__STATED PROBLEM__. Omit the pictures and output exactly the lines from the start of the entries through the line containing "import matplotlib.patheffects as pe".

[Dataset entries]
-- begin --
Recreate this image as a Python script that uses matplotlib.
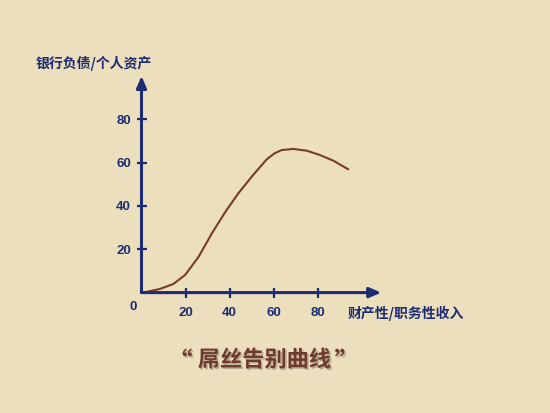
import matplotlib
matplotlib.use("Agg")
import matplotlib.pyplot as plt
import matplotlib.patheffects as pe

# ---- data ----
income_ratio = [0.8, 8.4, 14.5, 19.8, 25.8, 28.8, 31.9, 38.0, 44.0, 50.1, 56.9,
                60.5, 63.7, 69.0, 75.1, 81.1, 87.2, 94.0]
debt_ratio = [0.0, 1.7, 4.0, 8.1, 16.3, 21.6, 27.2, 37.1, 45.8, 53.5, 61.5,
              64.3, 65.8, 66.3, 65.5, 63.5, 60.9, 56.9]
x_ticks = [20, 40, 60, 80]
y_ticks = [20, 40, 60, 80]
x_label = "财产性/职务性收入"
y_label = "银行负债/个人资产"
title_core = "屌丝告别曲线"
quote_open = "“"
quote_close = "”"

NAVY = "#1c2c73"
BROWN = "#7a3b2c"
TITLE_C = "#6e3a2e"
BG = "#ecdfbd"
CJK = ["Noto Sans CJK SC", "DejaVu Sans"]

fig = plt.figure(figsize=(5.5, 4.13), dpi=100, facecolor=BG)
ax = fig.add_axes([141.5 / 550, 120.4 / 413, 242 / 550, 221 / 413])
ax.set_facecolor("none")
ax.set_xlim(0, 110)
ax.set_ylim(0, 102)
for s in ax.spines.values():
    s.set_visible(False)

# axes arrows
arrow_kw = dict(arrowstyle="-|>,head_length=0.7,head_width=0.3",
                color=NAVY, lw=2.2, shrinkA=0, shrinkB=0)
ax.annotate("", xy=(109, 0), xytext=(0, 0), arrowprops=arrow_kw,
            annotation_clip=False)
ax.annotate("", xy=(0, 100), xytext=(0, 0), arrowprops=arrow_kw,
            annotation_clip=False)

ax.set_xticks(x_ticks)
ax.set_yticks(y_ticks)
ax.set_xticklabels([str(v) for v in x_ticks])
ax.set_yticklabels([str(v) for v in y_ticks])
ax.tick_params(axis="x", direction="inout", length=7, width=1.6, color=NAVY,
               labelcolor=NAVY, pad=7)
ax.tick_params(axis="y", direction="inout", length=7, width=1.6, color=NAVY,
               labelcolor=NAVY, pad=4)
for lab in ax.get_xticklabels() + ax.get_yticklabels():
    lab.set_fontfamily("Liberation Sans")
    lab.set_fontweight("bold")
    lab.set_fontsize(9.5)

# curve
ax.plot(income_ratio, debt_ratio, color=BROWN, lw=1.5,
        solid_capstyle="round", solid_joinstyle="round")

# texts in figure pixels
def fx(px):
    return px / 550

def fy(py):
    return 1 - py / 413

fig.text(fx(133), fy(307), "0", color=NAVY, fontsize=9.5, fontweight="bold",
         family="Liberation Sans", ha="center", va="center")
fig.text(fx(36), fy(63), y_label, color=NAVY, fontsize=10, fontweight="bold",
         family=CJK, ha="left", va="center")
fig.text(fx(348), fy(313), x_label, color=NAVY, fontsize=10, fontweight="bold",
         family=CJK, ha="left", va="center")

shadow = [pe.withSimplePatchShadow(offset=(1.2, -1.2),
                                   shadow_rgbFace="#9a8a78", alpha=0.6)]
t = fig.text(fx(264.5), fy(360), title_core, color=TITLE_C, fontsize=16,
             fontweight="bold", family=CJK, ha="center", va="center")
t.set_path_effects(shadow)
q1 = fig.text(fx(180), fy(363), quote_open, color=TITLE_C, fontsize=18,
              fontweight="bold", family=CJK, ha="center", va="center")
q1.set_path_effects(shadow)
q2 = fig.text(fx(347), fy(363), quote_close, color=TITLE_C, fontsize=18,
              fontweight="bold", family=CJK, ha="center", va="center")
q2.set_path_effects(shadow)

fig.savefig("out.png", dpi=100, facecolor=BG)
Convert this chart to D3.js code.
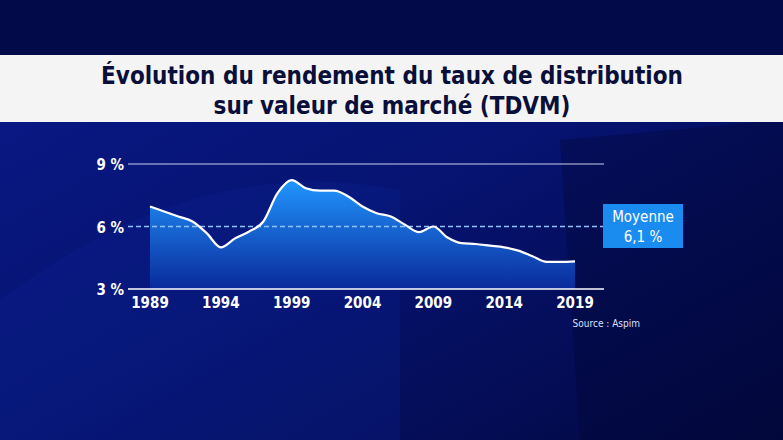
<!DOCTYPE html><html><head><meta charset="utf-8">
<script src="https://cdn.jsdelivr.net/npm/d3@7"></script>
<style>body{margin:0;background:#02093f}svg{display:block}</style></head><body>
<svg id="c" width="783" height="440"></svg>
<script>
const years=d3.range(1989,2020);
const values=[6.96,6.72,6.48,6.24,5.68,5.0,5.43,5.76,6.24,7.6,8.23,7.84,7.72,7.72,7.44,6.96,6.64,6.48,6.08,5.73,6.0,5.47,5.2,5.16,5.08,5.0,4.84,4.57,4.3,4.3,4.33];
const tickYears=[1989,1994,1999,2004,2009,2014,2019];
const tickPct=[3,6,9];
const mean=6.1;
const titleLines=["Évolution du rendement du taux de distribution","sur valeur de marché (TDVM)"];
const F="'DejaVu Sans Condensed','Liberation Sans Narrow',sans-serif";
const svg=d3.select("#c");
const defs=svg.append("defs");
const bg=defs.append("linearGradient").attr("id","bg").attr("x1",0).attr("y1",0).attr("x2",1).attr("y2",1);
bg.append("stop").attr("offset",0).attr("stop-color","#0a1a8a");
bg.append("stop").attr("offset",0.5).attr("stop-color","#061370");
bg.append("stop").attr("offset",1).attr("stop-color","#020840");
svg.append("rect").attr("width",783).attr("height",440).attr("fill","url(#bg)");
svg.append("rect").attr("width",783).attr("height",55).attr("fill","#030a4a");
svg.append("path").attr("d","M0,300 Q200,150 400,190 L400,440 L0,440Z").attr("fill","#0b2499").attr("opacity",0.25);
svg.append("path").attr("d","M560,140 L783,120 L783,440 L580,440Z").attr("fill","#020632").attr("opacity",0.35);
svg.append("rect").attr("x",0).attr("y",55).attr("width",783).attr("height",67).attr("fill","#f4f4f4");
svg.append("text").attr("x",392).attr("y",84).attr("text-anchor","middle").attr("font-family",F).attr("font-weight","bold").attr("font-size",24).attr("fill","#0a0f3a").text(titleLines[0]);
svg.append("text").attr("x",392).attr("y",114).attr("text-anchor","middle").attr("font-family",F).attr("font-weight","bold").attr("font-size",24).attr("fill","#0a0f3a").text(titleLines[1]);
const x=d3.scaleLinear().domain([1989,2019]).range([150,575]);
const y=d3.scaleLinear().domain([3,9]).range([289,164]);
const ag=defs.append("linearGradient").attr("id","ag").attr("x1",0).attr("y1",0).attr("x2",0).attr("y2",1);
ag.append("stop").attr("offset",0).attr("stop-color","#2196ff");
ag.append("stop").attr("offset",1).attr("stop-color","#0a2a9a");
const data=years.map((d,i)=>({yr:d,v:values[i]}));
svg.append("path").datum(data).attr("fill","url(#ag)").attr("d",d3.area().curve(d3.curveMonotoneX).x(d=>x(d.yr)).y0(y(3)).y1(d=>y(d.v)));
svg.append("line").attr("x1",128).attr("x2",604).attr("y1",y(9)).attr("y2",y(9)).attr("stroke","#c8d0ee").attr("stroke-width",1.2);
svg.append("line").attr("x1",128).attr("x2",604).attr("y1",y(3)).attr("y2",y(3)).attr("stroke","#fff").attr("stroke-width",1.5);
svg.append("line").attr("x1",128).attr("x2",604).attr("y1",y(6)).attr("y2",y(6)).attr("stroke","#8fc4ff").attr("stroke-width",1.5).attr("stroke-dasharray","5,3");
svg.append("path").datum(data).attr("fill","none").attr("stroke","#fff").attr("stroke-width",2.2).attr("d",d3.line().curve(d3.curveMonotoneX).x(d=>x(d.yr)).y(d=>y(d.v)));
svg.selectAll(".yt").data(tickPct).join("text").attr("x",124).attr("y",d=>y(d)+6).attr("text-anchor","end").attr("font-family",F).attr("font-weight","bold").attr("font-size",15).attr("fill","#fff").text(d=>d+" %");
svg.selectAll(".xt").data(tickYears).join("text").attr("x",d=>x(d)).attr("y",308).attr("text-anchor","middle").attr("font-family",F).attr("font-weight","bold").attr("font-size",15).attr("fill","#fff").text(d=>d);
svg.append("text").attr("x",640).attr("y",327).attr("text-anchor","end").attr("font-family",F).attr("font-size",10).attr("fill","#d8e0ff").text("Source : Aspim");
svg.append("rect").attr("x",603).attr("y",204).attr("width",80).attr("height",44).attr("fill","#1a8cf0");
svg.append("text").attr("x",643).attr("y",222).attr("text-anchor","middle").attr("font-family",F).attr("font-size",15).attr("fill","#fff").text("Moyenne");
svg.append("text").attr("x",643).attr("y",242).attr("text-anchor","middle").attr("font-family",F).attr("font-size",15).attr("fill","#fff").text(String(mean).replace(".",",")+" %");
</script></body></html>
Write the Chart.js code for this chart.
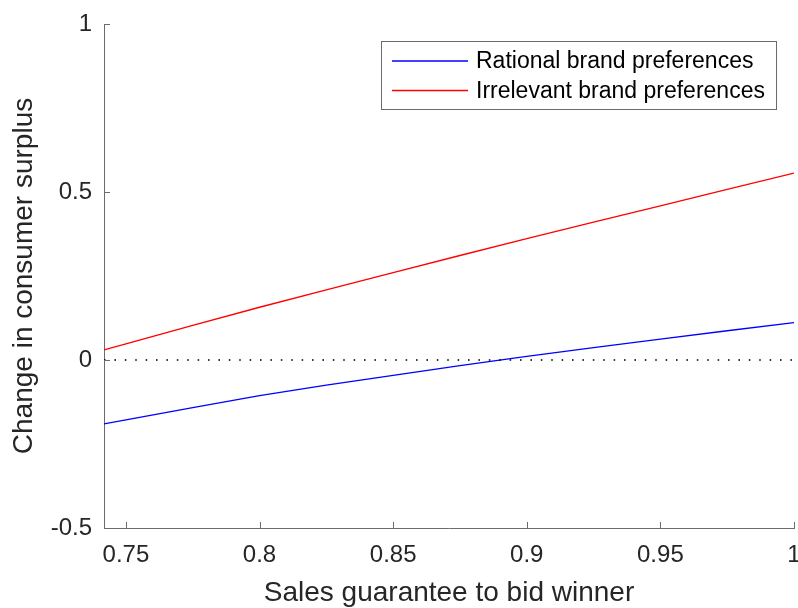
<!DOCTYPE html>
<html>
<head>
<meta charset="utf-8">
<script src="https://cdn.jsdelivr.net/npm/chart.js@4"></script>
<style>
  body { margin: 0; background: #fff; }
  #wrap { width: 798px; height: 608px; }
</style>
</head>
<body>
<div id="wrap"><canvas id="surplus-chart" width="798" height="608"></canvas></div>
<script>
  // values
  const guarantee = [0.7418, 0.75, 0.775, 0.8, 0.825, 0.85, 0.875, 0.9, 0.925, 0.95, 0.975, 1];
  const rationalPrefs = [-0.190, -0.178, -0.142, -0.106, -0.075, -0.046, -0.017, 0.011, 0.037, 0.062, 0.087, 0.111];
  const irrelevantPrefs = [0.030, 0.048, 0.103, 0.157, 0.209, 0.260, 0.311, 0.361, 0.410, 0.459, 0.508, 0.556];
  const zeroLineX = [0.7418, 1];
  const zeroLineY = [0, 0];
  const xTicks = [0.75, 0.8, 0.85, 0.9, 0.95, 1];
  const xTickLabels = ['0.75', '0.8', '0.85', '0.9', '0.95', '1'];
  const yTicks = [-0.5, 0, 0.5, 1];
  const yTickLabels = ['-0.5', '0', '0.5', '1'];
  const seriesNames = ['Rational brand preferences', 'Irrelevant brand preferences'];

  const FONT = '"Liberation Sans", Helvetica, Arial, sans-serif';
  const AXIS = '#6b6b6b';
  const TEXT = '#262626';

  function pairs(xs, ys) {
    return xs.map((x, i) => ({ x: x, y: ys[i] }));
  }

  // MATLAB style inward tick marks
  const inwardTicks = {
    id: 'inwardTicks',
    afterDatasetsDraw(chart) {
      const ctx = chart.ctx;
      const xs = chart.scales.x, ys = chart.scales.y;
      const area = chart.chartArea;
      ctx.save();
      ctx.strokeStyle = AXIS;
      ctx.lineWidth = 1;
      ctx.beginPath();
      xTicks.forEach(v => {
        const px = Math.round(xs.getPixelForValue(v)) + 0.5;
        ctx.moveTo(px, area.bottom);
        ctx.lineTo(px, area.bottom - 6);
      });
      yTicks.forEach(v => {
        const py = Math.round(ys.getPixelForValue(v)) + 0.5;
        ctx.moveTo(area.left, py);
        ctx.lineTo(area.left + 6, py);
      });
      ctx.stroke();
      ctx.restore();
    }
  };

  // boxed legend in the upper right
  const boxLegend = {
    id: 'boxLegend',
    afterDraw(chart) {
      const ctx = chart.ctx;
      const colors = ['#0000ff', '#ff0000'];
      ctx.save();
      ctx.fillStyle = '#fff';
      ctx.fillRect(381, 41, 396, 68);
      ctx.strokeStyle = AXIS;
      ctx.lineWidth = 1;
      ctx.strokeRect(381.5, 41.5, 395, 68);
      ctx.font = '23px ' + FONT;
      ctx.textBaseline = 'middle';
      seriesNames.forEach((name, i) => {
        const y = 61 + i * 29.5;
        ctx.strokeStyle = colors[i];
        ctx.lineWidth = 1.3;
        ctx.beginPath();
        ctx.moveTo(392, y);
        ctx.lineTo(468, y);
        ctx.stroke();
        ctx.fillStyle = '#000';
        ctx.fillText(name, 476, y + 1);
      });
      ctx.restore();
    }
  };

  document.addEventListener('DOMContentLoaded', function() {
    var ctx = document.getElementById('surplus-chart').getContext('2d');
    var surplusChart = new Chart(ctx, {
      type: 'line',
      data: {
        datasets: [{
          label: 'zero',
          data: pairs(zeroLineX, zeroLineY),
          borderColor: '#000',
          borderWidth: 1.6,
          borderDash: [1.6, 8.8],
          pointRadius: 0
        }, {
          label: seriesNames[0],
          data: pairs(guarantee, rationalPrefs),
          borderColor: '#0000ff',
          borderWidth: 1.3,
          pointRadius: 0,
          tension: 0
        }, {
          label: seriesNames[1],
          data: pairs(guarantee, irrelevantPrefs),
          borderColor: '#ff0000',
          borderWidth: 1.3,
          pointRadius: 0,
          tension: 0
        }]
      },
      options: {
        responsive: false,
        animation: false,
        events: [],
        layout: { padding: { top: 24, right: 4, left: 0, bottom: 0 } },
        plugins: {
          legend: { display: false },
          tooltip: { enabled: false }
        },
        scales: {
          x: {
            type: 'linear',
            min: 0.7418,
            max: 1,
            afterBuildTicks: function(scale) {
              scale.ticks = xTicks.map(v => ({ value: v }));
            },
            afterFit: function(scale) {
              scale.height = 80;
              scale.paddingLeft = 0;
              scale.paddingRight = 0;
            },
            grid: { display: false, drawTicks: false },
            border: { display: true, color: AXIS, width: 1 },
            ticks: {
              padding: 13,
              color: TEXT,
              maxRotation: 0,
              autoSkip: false,
              font: { family: FONT, size: 24 },
              callback: function(value, index) { return xTickLabels[index]; }
            },
            title: {
              display: true,
              text: 'Sales guarantee to bid winner',
              color: TEXT,
              padding: { top: 0, bottom: 1 },
              font: { family: FONT, size: 28, lineHeight: 1 }
            }
          },
          y: {
            type: 'linear',
            min: -0.5,
            max: 1,
            afterBuildTicks: function(scale) {
              scale.ticks = yTicks.map(v => ({ value: v }));
            },
            afterFit: function(scale) {
              scale.width = 104;
              scale.paddingTop = 0;
              scale.paddingBottom = 0;
            },
            grid: { display: false, drawTicks: false },
            border: { display: true, color: AXIS, width: 1 },
            ticks: {
              padding: 12,
              color: TEXT,
              autoSkip: false,
              font: { family: FONT, size: 24 },
              callback: function(value, index) { return yTickLabels[index]; }
            },
            title: {
              display: true,
              text: 'Change in consumer surplus',
              color: TEXT,
              padding: { top: 10, bottom: 0 },
              font: { family: FONT, size: 28, lineHeight: 1 }
            }
          }
        }
      },
      plugins: [inwardTicks, boxLegend]
    });
  });
</script>
</body>
</html>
-- end --
__COMPLETE OUTPUT__.
Recreate this image as a Python script that uses matplotlib.
import matplotlib
matplotlib.use("Agg")
import matplotlib.pyplot as plt
import matplotlib.patheffects as pe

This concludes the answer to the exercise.